You can lie to most people.
You can fib about your wage, how much you weigh and even how many orgasms you had the night before. You can even tell nice lies, like when you tell your best friend her kitchen looks fine, even though it looks like Cookie Monster threw up in it.
You can lie to your Mother and tell her that everything is okay, when its totally falling apart. And for me, I lie to myself.
But there is one person you cannot lie to.
You know who?
Your dental hygienist.
Listen, my dental hygienist is a very nice person, maybe too nice. She should probably give me more hell for treating my gums the way I do. But, one this is for sure, I never lie to her.
She can totally tell by the raunchy smell, the bleeding gums and the fact that her little tools are getting stuck between my teeth that I am not flossing regularly.
And, I feel like an idiot.
You see, I know that I don’t floss enough and she knows that I probably don’t floss at all. She nicely lectures me and I say that I am going to change. And still we do this little song and dance every six months.
I have nothing against flossing. In fact for the first three weeks after my appointment, I am a woman obsessed.
“Ooohh, look at that!” I say as I show my husband, “I think that’s a piece of radish from lunch.”
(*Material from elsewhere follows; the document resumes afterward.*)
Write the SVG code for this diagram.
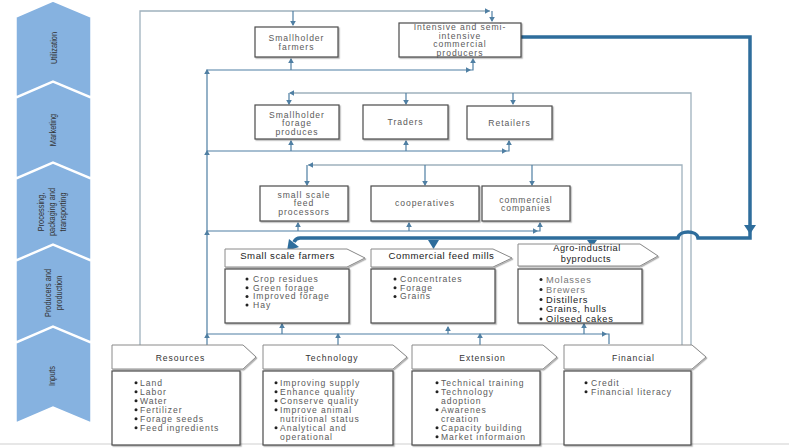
<svg xmlns="http://www.w3.org/2000/svg" width="789" height="448" viewBox="0 0 789 448">
<defs>
<style>
.stage{fill:#86b2e0;stroke:#fff;stroke-width:1.5}
.sl{font-family:"Liberation Sans",Arial,sans-serif;font-size:9.5px;fill:#333;text-anchor:middle}
.box{fill:#fff;stroke:#4a4a4a;stroke-width:1.2}
.hdr{fill:#fff;stroke:#8a8a8a;stroke-width:1}
.t{font-family:"Liberation Sans",Arial,sans-serif;font-size:8.6px;letter-spacing:0.95px;fill:#5a5a5a}
.c{text-anchor:middle}
.h{font-size:9.6px;fill:#222;letter-spacing:0.55px}
.d{fill:#333}
.conn{stroke:#4f7fa3;stroke-width:1.2;fill:none}
.frame{stroke:#9fb1bd;stroke-width:1.3;fill:none}
.thick{stroke:#2e6d9c;stroke-width:3.5;fill:none}
.ah{fill:#4f7fa3}
.tah{fill:#2e6d9c}
.b{fill:#222}
</style>
<path id="ah" d="M0,0 L-2.8,-5 L2.8,-5 Z"/>
<filter id="sh" x="-5%" y="-5%" width="115%" height="125%"><feDropShadow dx="1.2" dy="1.2" stdDeviation="0.6" flood-color="#000" flood-opacity="0.3"/></filter>
</defs>
<rect width="789" height="448" fill="#fff"/>
<line x1="0" y1="444" x2="789" y2="444" stroke="#cfcfcf" stroke-width="1"/>

<g id="stages">
<g id="stage-utilization"><polygon class="stage" points="16,17 53,1 91,17 91,97 53,81 16,97"/><text class="sl" transform="translate(57,48) rotate(-90) scale(0.78,1)">Utilization</text></g>
<g id="stage-marketing"><polygon class="stage" points="16,98 53,82 91,98 91,178 53,162 16,178"/><text class="sl" transform="translate(56,130) rotate(-90) scale(0.78,1)">Marketing</text></g>
<g id="stage-processing"><polygon class="stage" points="16,179 53,163 91,179 91,260 53,244 16,260"/>
<text class="sl" transform="translate(44,212) rotate(-90) scale(0.78,1)">Processing,</text>
<text class="sl" transform="translate(55,212) rotate(-90) scale(0.78,1)">packaging and</text>
<text class="sl" transform="translate(66,212) rotate(-90) scale(0.78,1)">transporting</text></g>
<g id="stage-producers"><polygon class="stage" points="16,261 53,245 91,261 91,342 53,326 16,342"/>
<text class="sl" transform="translate(51,293) rotate(-90) scale(0.78,1)">Producers and</text>
<text class="sl" transform="translate(62,293) rotate(-90) scale(0.78,1)">production</text></g>
<g id="stage-inputs"><polygon class="stage" points="16,343 53,327 91,343 91,423 53,407 16,423"/><text class="sl" transform="translate(55,376) rotate(-90) scale(0.78,1)">Inputs</text></g>
</g>

<g id="connectors">
<path class="frame" d="M140,345 V11 H490"/>
<path class="frame" d="M691,345 V93 H290"/>
<path class="frame" d="M682,345 V165 H308"/>
<path class="conn" d="M492,11 V21"/>
<path class="conn" d="M293,11 V25"/>
<path class="conn" d="M207,345 V70 H473 V60"/>
<path class="conn" d="M291,70 V59"/>
<path class="conn" d="M289,93 V104 M406,93 V104 M513,93 V104"/>
<path class="conn" d="M207,151 H509 V141 M291,151 V141 M406,151 V141"/>
<path class="conn" d="M307,165 V185 M425,165 V185 M532,165 V185"/>
<path class="conn" d="M207,231 H540 V223 M298,231 V223 M409,231 V223"/>
<path class="conn" d="M207,334 H609 V344 M282,334 V324 M338,345 V334 M448,334 V327 M480,345 V334 M584,334 V324"/>
<g class="ah">
<use href="#ah" transform="translate(490,11) rotate(-90)"/>
<use href="#ah" transform="translate(492,22)"/>
<use href="#ah" transform="translate(293,26)"/>
<use href="#ah" transform="translate(207,69) rotate(180)"/>
<use href="#ah" transform="translate(291,58) rotate(180)"/>
<use href="#ah" transform="translate(471,70) rotate(-90)"/>
<use href="#ah" transform="translate(473,58) rotate(180)"/>
<use href="#ah" transform="translate(289,93) rotate(90)"/>
<use href="#ah" transform="translate(289,105)"/>
<use href="#ah" transform="translate(406,105)"/>
<use href="#ah" transform="translate(513,105)"/>
<use href="#ah" transform="translate(207,150) rotate(180)"/>
<use href="#ah" transform="translate(291,140) rotate(180)"/>
<use href="#ah" transform="translate(406,140) rotate(180)"/>
<use href="#ah" transform="translate(507,151) rotate(-90)"/>
<use href="#ah" transform="translate(509,140) rotate(180)"/>
<use href="#ah" transform="translate(308,165) rotate(90)"/>
<use href="#ah" transform="translate(307,186)"/>
<use href="#ah" transform="translate(425,186)"/>
<use href="#ah" transform="translate(532,186)"/>
<use href="#ah" transform="translate(207,230) rotate(180)"/>
<use href="#ah" transform="translate(298,222) rotate(180)"/>
<use href="#ah" transform="translate(409,222) rotate(180)"/>
<use href="#ah" transform="translate(538,231) rotate(-90)"/>
<use href="#ah" transform="translate(540,222) rotate(180)"/>
<use href="#ah" transform="translate(207,333) rotate(180)"/>
<use href="#ah" transform="translate(282,323) rotate(180)"/>
<use href="#ah" transform="translate(338,333) rotate(180)"/>
<use href="#ah" transform="translate(448,326) rotate(180)"/>
<use href="#ah" transform="translate(480,333) rotate(180)"/>
<use href="#ah" transform="translate(584,323) rotate(180)"/>
<use href="#ah" transform="translate(607,334) rotate(-90)"/>
</g>
<path class="thick" d="M521,37 H750 V238 H698 C697,230 679,230 678,238 H300 Q296,238 294,242"/>
<g class="tah">
<polygon points="744,225 756,225 750,234"/>
<polygon points="587,240 597,240 592,247"/>
<polygon points="428,240 439,240 433.5,249"/>
<polygon points="287,251 289,239 299,247"/>
</g>
</g>

<g id="smallholder-farmers"><rect class="box" filter="url(#sh)" x="255" y="27" width="83" height="30"/>
<text class="t c" x="296.5" y="41">Smallholder</text><text class="t c" x="296.5" y="50">farmers</text></g>
<g id="intensive-producers"><rect class="box" filter="url(#sh)" x="399" y="23" width="122" height="34"/>
<text class="t c" x="460" y="30">Intensive and semi-</text><text class="t c" x="460" y="38.5">intensive</text><text class="t c" x="460" y="47">commercial</text><text class="t c" x="460" y="55.5">producers</text></g>

<g id="smallholder-forage"><rect class="box" filter="url(#sh)" x="255" y="105" width="84" height="34"/>
<text class="t c" x="297" y="117.5">Smallholder</text><text class="t c" x="297" y="126">forage</text><text class="t c" x="297" y="134.5">produces</text></g>
<g id="traders"><rect class="box" filter="url(#sh)" x="363" y="105" width="85" height="34"/><text class="t c" x="405.5" y="125">Traders</text></g>
<g id="retailers"><rect class="box" filter="url(#sh)" x="467" y="106" width="85" height="33"/><text class="t c" x="509.5" y="126">Retailers</text></g>

<g id="small-scale-processors"><rect class="box" filter="url(#sh)" x="260" y="186" width="88" height="35"/>
<text class="t c" x="304" y="197.5">small scale</text><text class="t c" x="304" y="206">feed</text><text class="t c" x="304" y="214.5">processors</text></g>
<g id="cooperatives"><rect class="box" filter="url(#sh)" x="371" y="186" width="108" height="35"/><text class="t c" x="425" y="206">cooperatives</text></g>
<g id="commercial-companies"><rect class="box" filter="url(#sh)" x="482" y="186" width="88" height="35"/>
<text class="t c" x="526" y="202.5">commercial</text><text class="t c" x="526" y="211">companies</text></g>

<g id="small-scale-farmers">
<polygon class="hdr" filter="url(#sh)" points="225,249 347,249 365,258 347,267 225,267"/>
<text class="t h c" x="287.5" y="259">Small scale farmers</text>
<rect class="box" filter="url(#sh)" x="225" y="269" width="124" height="54"/>
<g class="b"><circle cx="247" cy="279" r="1.5"/><circle cx="247" cy="287.7" r="1.5"/><circle cx="247" cy="296.4" r="1.5"/><circle cx="247" cy="305.1" r="1.5"/></g>
<text class="t" x="253" y="282">Crop residues</text><text class="t" x="253" y="290.7">Green forage</text><text class="t" x="253" y="299.4">Improved forage</text><text class="t" x="253" y="308.1">Hay</text>
</g>
<g id="commercial-feed-mills">
<polygon class="hdr" filter="url(#sh)" points="371,249 493,249 512,258 493,267 371,267"/>
<text class="t h c" x="441.5" y="259">Commercial feed mills</text>
<rect class="box" filter="url(#sh)" x="371" y="269" width="124" height="54"/>
<g class="b"><circle cx="395" cy="279" r="1.5"/><circle cx="395" cy="287.7" r="1.5"/><circle cx="395" cy="296.4" r="1.5"/></g>
<text class="t" x="400" y="282">Concentrates</text><text class="t" x="400" y="290.7">Forage</text><text class="t" x="400" y="299.4">Grains</text>
</g>
<g id="agro-industrial">
<polygon class="hdr" filter="url(#sh)" points="518,244 640,244 658,256 640,266 518,266"/>
<text class="t h c" x="587" y="251" style="font-size:9.2px">Agro-industrial</text><text class="t h c" x="586" y="261.5" style="font-size:9.2px">byproducts</text>
<rect class="box" filter="url(#sh)" x="518" y="269" width="124" height="54"/>
<g class="b"><circle cx="541" cy="279.5" r="1.5"/><circle cx="541" cy="289.5" r="1.5"/><circle cx="541" cy="299.5" r="1.5"/><circle cx="541" cy="309" r="1.5"/><circle cx="541" cy="319" r="1.5"/></g>
<text class="t" x="546" y="282.5" style="font-size:9.3px;fill:#777;letter-spacing:0.8px">Molasses</text>
<text class="t" x="546" y="292.5" style="font-size:9.3px;fill:#777;letter-spacing:0.8px">Brewers</text>
<text class="t" x="546" y="302.5" style="font-size:9.3px;fill:#222;letter-spacing:0.7px">Distillers</text>
<text class="t" x="546" y="312" style="font-size:9.3px;fill:#222;letter-spacing:0.7px">Grains, hulls</text>
<text class="t" x="546" y="322" style="font-size:9.3px;fill:#222;letter-spacing:0.7px">Oilseed cakes</text>
</g>

<g id="resources">
<polygon class="hdr" filter="url(#sh)" points="112,345 243,345 256,357 243,369 112,369"/>
<text class="t c d" x="180.5" y="361">Resources</text>
<rect class="box" filter="url(#sh)" x="112" y="371" width="128" height="74"/>
<g class="b"><circle cx="136" cy="382.7" r="1.5"/><circle cx="136" cy="391.7" r="1.5"/><circle cx="136" cy="400.7" r="1.5"/><circle cx="136" cy="409.7" r="1.5"/><circle cx="136" cy="418.7" r="1.5"/><circle cx="136" cy="427.7" r="1.5"/></g>
<text class="t" x="140" y="385.7">Land</text><text class="t" x="140" y="394.7">Labor</text><text class="t" x="140" y="403.7">Water</text><text class="t" x="140" y="412.7">Fertilizer</text><text class="t" x="140" y="421.7">Forage seeds</text><text class="t" x="140" y="430.7">Feed ingredients</text>
</g>
<g id="technology">
<polygon class="hdr" filter="url(#sh)" points="263,345 393,345 407,357 393,369 263,369"/>
<text class="t c d" x="332" y="361">Technology</text>
<rect class="box" filter="url(#sh)" x="263" y="371" width="130" height="74"/>
<g class="b"><circle cx="276" cy="382.7" r="1.5"/><circle cx="276" cy="391.7" r="1.5"/><circle cx="276" cy="400.7" r="1.5"/><circle cx="276" cy="409.7" r="1.5"/><circle cx="276" cy="427.7" r="1.5"/></g>
<text class="t" x="280" y="385.7">Improving supply</text><text class="t" x="280" y="394.7">Enhance quality</text><text class="t" x="280" y="403.7">Conserve quality</text><text class="t" x="280" y="412.7">Improve animal</text><text class="t" x="280" y="421.7">nutritional status</text><text class="t" x="280" y="430.7">Analytical and</text><text class="t" x="280" y="439.7">operational</text>
</g>
<g id="extension">
<polygon class="hdr" filter="url(#sh)" points="412,345 543,345 557,357 543,369 412,369"/>
<text class="t c d" x="482.5" y="361">Extension</text>
<rect class="box" filter="url(#sh)" x="412" y="371" width="128" height="74"/>
<g class="b"><circle cx="437" cy="382.7" r="1.5"/><circle cx="437" cy="391.7" r="1.5"/><circle cx="437" cy="409.7" r="1.5"/><circle cx="437" cy="427.7" r="1.5"/><circle cx="437" cy="436.7" r="1.5"/></g>
<text class="t" x="441" y="385.7">Technical training</text><text class="t" x="441" y="394.7">Technology</text><text class="t" x="441" y="403.7">adoption</text><text class="t" x="441" y="412.7">Awarenes</text><text class="t" x="441" y="421.7">creation</text><text class="t" x="441" y="430.7">Capacity building</text><text class="t" x="441" y="439.7">Market informaion</text>
</g>
<g id="financial">
<polygon class="hdr" filter="url(#sh)" points="564,345 692,345 706,357 692,369 564,369"/>
<text class="t c d" x="633.5" y="361">Financial</text>
<rect class="box" filter="url(#sh)" x="564" y="371" width="127" height="74"/>
<g class="b"><circle cx="586" cy="382.7" r="1.5"/><circle cx="586" cy="391.7" r="1.5"/></g>
<text class="t" x="591" y="385.7">Credit</text><text class="t" x="591" y="394.7">Financial literacy</text>
</g>
</svg>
In fact my teeth are the best kept thing about me. My bikini line is out of control, my roots are showing grey and my toe nails have not been painted in four months.
And because I love to fill “dead air” I was telling all this to my lovely dental hygienist. We were having a good laugh, because improving the health of your teeth is really something most people can do. Really, how hard is it to floss your teeth?
It’s a lot easier than losing 30 lbs. Who has the time to get on the treadmill?
My “laundry chair” is forever full. I just cannot get it folded. And if I do get it folded, I just cannot put it away.
But flossing? Hells to the yeah, that is one thing I think I can do and do well. So watch the ‘eff out. Mommy’s going to kick gingivitis in the ass.